Usted ha sido crítico de la dinámica del mercado editorial, porque cada libro no alcanza a recibir el impulso necesario...
La vida de los libros es cada vez más corta en las librerías. Si no
tienen unos ritmos de venta crecientes, se mueren en la exhibición de
novedades y son empujados por otras novedades. Les pasa lo mismo en los
espacios periodísticos: desaparecen. La modelo asesinada es una mirada
irónica al mundo de la alta prostitución atravesada por el narcotráfico y
la política, una historia imaginaria que devuelve al contexto del
proceso 8.000 y al tejido banal o sangriento de las industrias de la
belleza. Rencor ha sido leída como documento y como ficción. Ambas han
sido tema de estudios académicos, pero son, ante todo, novelas. Ahora
tienen su segunda oportunidad.
¿De quién es la responsabilidad de que se lea tan poco en Colombia, según los datos que se conocen?
No es cierto que vivamos una época en la que se lee poco. Se lee
mucho. No me asusta la desaparición del libro impreso y tampoco creo que
vaya a desaparecer la literatura: el ser humano necesitará siempre
historias reales e imaginarias y discusión de ideas, lo imaginado como
sustituto de lo vivido. Pero en Colombia leemos menos libros que los
argentinos, los mexicanos y los chilenos, por ejemplo. Se lee poco
porque no se ha enseñado a leer placenteramente; los métodos son
aburridos. ¿Por qué poner a un joven de 12 años a leer Cien años de
soledad? En una sociedad donde los padres y los maestros no leen o leen
muy poco, es posible que los hijos y sus alumnos lean mucho menos. Es
decir, nada. El libro, en cualquier soporte (impreso o electrónico), no
se considera necesario en nuestra cultura cotidiana, es un lujo.

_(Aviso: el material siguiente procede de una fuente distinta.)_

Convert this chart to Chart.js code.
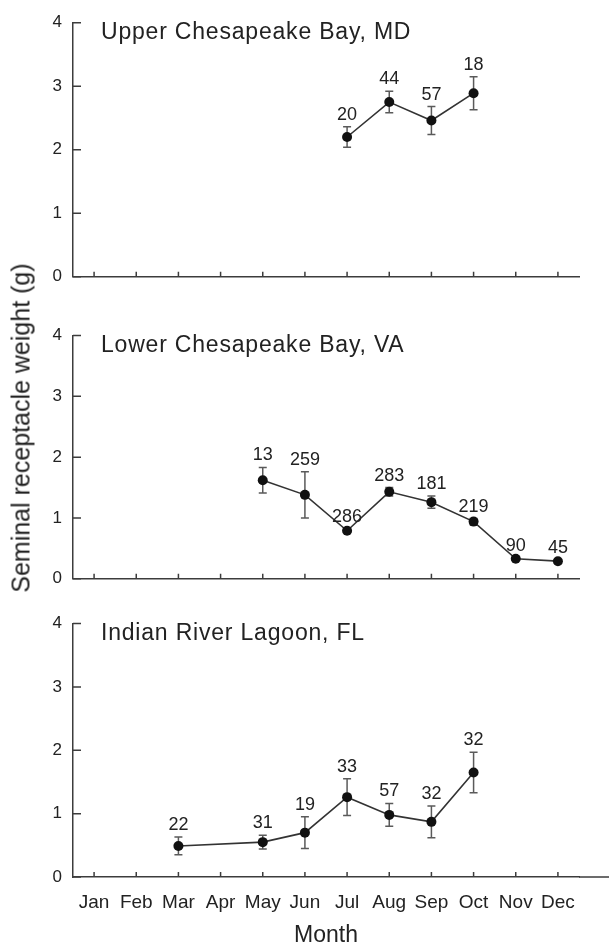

Se dice
que caro, pero hay formidables colecciones de libros de bolsillo con
grandes autores y obras clásicas y contemporáneas a precios asequibles,
menos que, por ejemplo, el precio de una caneca de aguardiente y la
entrada a un concierto de silvestres quejidos vallenatos.
¿El libro que está escribiendo ahora mismo le satisface más que el anterior?

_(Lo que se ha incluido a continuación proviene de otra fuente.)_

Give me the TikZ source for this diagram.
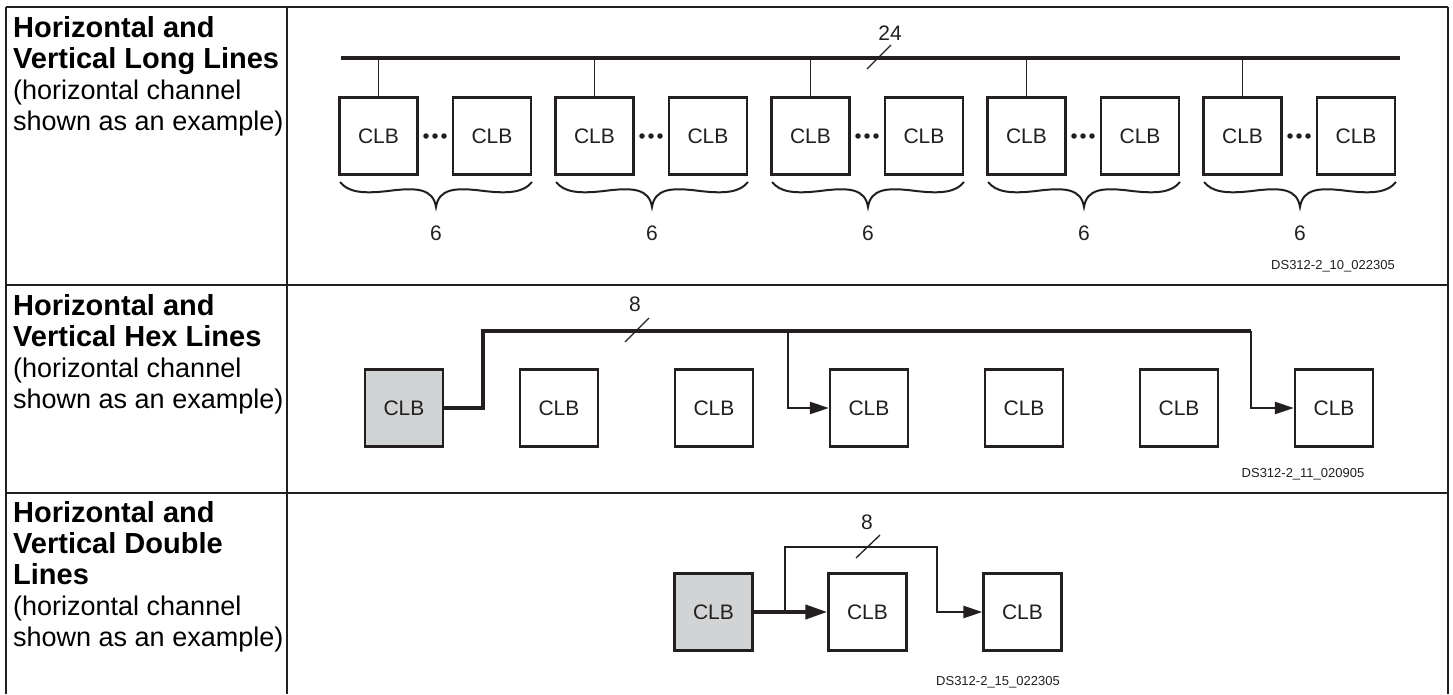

El libro que acabo de terminar y entregar al editor, Tierra quemada,
es una novela alegórica de 400 páginas que se publicará dentro de dos o
tres meses; es la suma que temas obsesivos en mis últimos libros, desde
Rencor hasta Señor Sombra. Gira alrededor de una guerra que no termina,
transcurre en una tierra devastada y en un mundo de destrucción casi
apocalíptico: 500 desplazados conducidos a ninguna parte, testigos
agónicos y paulatinamente sacrificados de una nueva guerra que empieza
con los restos de aquella que no terminó del todo. Siento que es lo
mejor y más doloroso que he escrito.
¿Qué le falta por escribir?
Mucho. Mi autobiografía: medio siglo de experiencias a veces
tumultuosas. Medio siglo con personas y eventos que marcaron el mundo.